A further search turned up a Fairness and Accuracy in Reporting story about how theauthor has been accused of libel by the website Salon.com in a separate but related instance.
http://www.fair.org/index.php?page=3052
So my argument here is to be careful of your sources and to do your homework, Because I am not convinced by the veracity of your opinion, finding it to be somewhat uninformed.
October 26, 2011 at 10:33 am
Eric Kirk
Simply put, the subconscious mind is the accumulation of habit, memory, and physical sensations, that make up the bedrock of individual felt experience. Body-mind studies show the subconscious mind to be associated with the autonomic nervous system.
At least it did when I was in school 20 years ago.
Well, part of the problem of the “subconscious” is the variety of definitions. Freud defined it as suppressed thoughts and memories which bubble forth into such theoretical phenomena as the “Oedipus Complex” upon certain triggers.
The only empirical evidence for what you describe is being referred to as the “unconscious mind” to differentiate from the pop psychology. They’ve identified the accumulation of frequencies and co-variations of occurrences – recognizing patterns and applying them outside of the conscious process.
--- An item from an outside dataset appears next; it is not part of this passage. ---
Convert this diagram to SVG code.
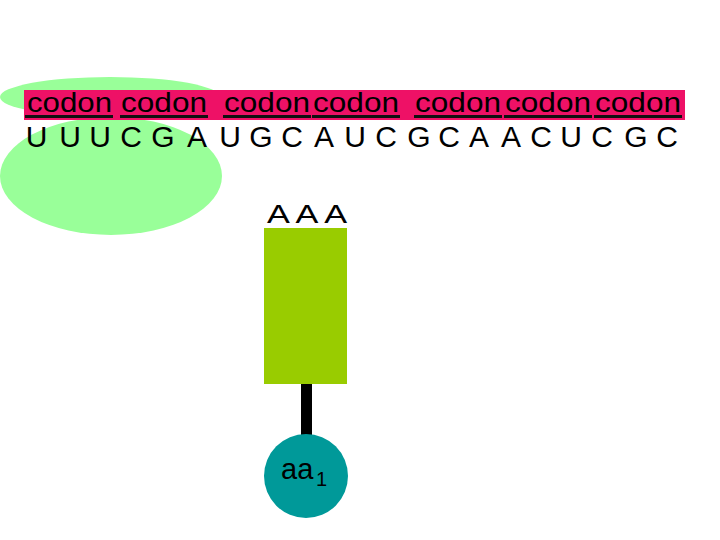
<svg xmlns="http://www.w3.org/2000/svg" width="720" height="540" viewBox="0 0 720 540">
<style>
.t{font-family:"Liberation Sans",Arial,sans-serif;fill:#000}
.cod{font-size:28px}
.ul{fill:#111}
</style>
<rect x="0" y="0" width="720" height="540" fill="#fff"/>
<g id="ribosome">
<ellipse cx="110" cy="97" rx="110" ry="20" fill="#99FF99"/>
<ellipse cx="111" cy="176" rx="111" ry="59" fill="#99FF99"/>
</g>
<g id="codons">
<rect x="24" y="90" width="661" height="30" fill="#EE1166"/>
<text class="t cod" x="27" y="112" textLength="85" lengthAdjust="spacingAndGlyphs">codon</text>
<text class="t cod" x="121" y="112" textLength="86" lengthAdjust="spacingAndGlyphs">codon</text>
<text class="t cod" x="224" y="112" textLength="86" lengthAdjust="spacingAndGlyphs">codon</text>
<text class="t cod" x="313" y="112" textLength="86" lengthAdjust="spacingAndGlyphs">codon</text>
<text class="t cod" x="415" y="112" textLength="86" lengthAdjust="spacingAndGlyphs">codon</text>
<text class="t cod" x="505" y="112" textLength="86" lengthAdjust="spacingAndGlyphs">codon</text>
<text class="t cod" x="595" y="112" textLength="86" lengthAdjust="spacingAndGlyphs">codon</text>
<rect class="ul" x="25" y="115" width="88" height="3"/>
<rect class="ul" x="120" y="115" width="88" height="3"/>
<rect class="ul" x="223" y="115" width="88" height="3"/>
<rect class="ul" x="312" y="115" width="88" height="3"/>
<rect class="ul" x="414" y="115" width="88" height="3"/>
<rect class="ul" x="504" y="115" width="88" height="3"/>
<rect class="ul" x="594" y="115" width="88" height="3"/>
</g>
<g id="mrna">
<text class="t" y="147" font-size="30" text-anchor="middle" x="36.5 53 70 85 100 115 131 147 163 180 197 213 230 245 261 276 292 308 324 340 355 370 386 402 419 434 449 464 479 495 511 526 541 556 571 586 602 619 636 651 667">U U U C G A U G C A U C G C A A C U C G C</text>
</g>
<g id="connectors">
<rect x="301" y="384" width="11" height="54" fill="#000"/>
</g>
<g id="trna">
<text class="t" x="267" y="223" font-size="26" textLength="80" lengthAdjust="spacingAndGlyphs">A A A</text>
<rect x="264" y="228" width="83" height="156" fill="#99CC00"/>
</g>
<g id="aa1">
<circle cx="306" cy="476" r="42" fill="#009999"/>
<text class="t" x="281" y="479" font-size="29">aa</text>
<text class="t" x="316" y="486" font-size="20">1</text>
</g>
</svg>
But that’s it, and it’s not really what Freud was talking about. Everything else is theory without solid foundation, and the Sybil “case” was supposed to be ground breaking. Now it turns out, unless the author is lying about everything, that the whole thing was fraud. The burden is upon the proponent of the theory, and too often psychologists have relied on what is “self-evident” and focused on the motives or influences on those critiquing their theories, rather than actually defend their theories empirically, which they can’t do. We just all “know” the “truth,” and if we claim otherwise, we are in defensive denial.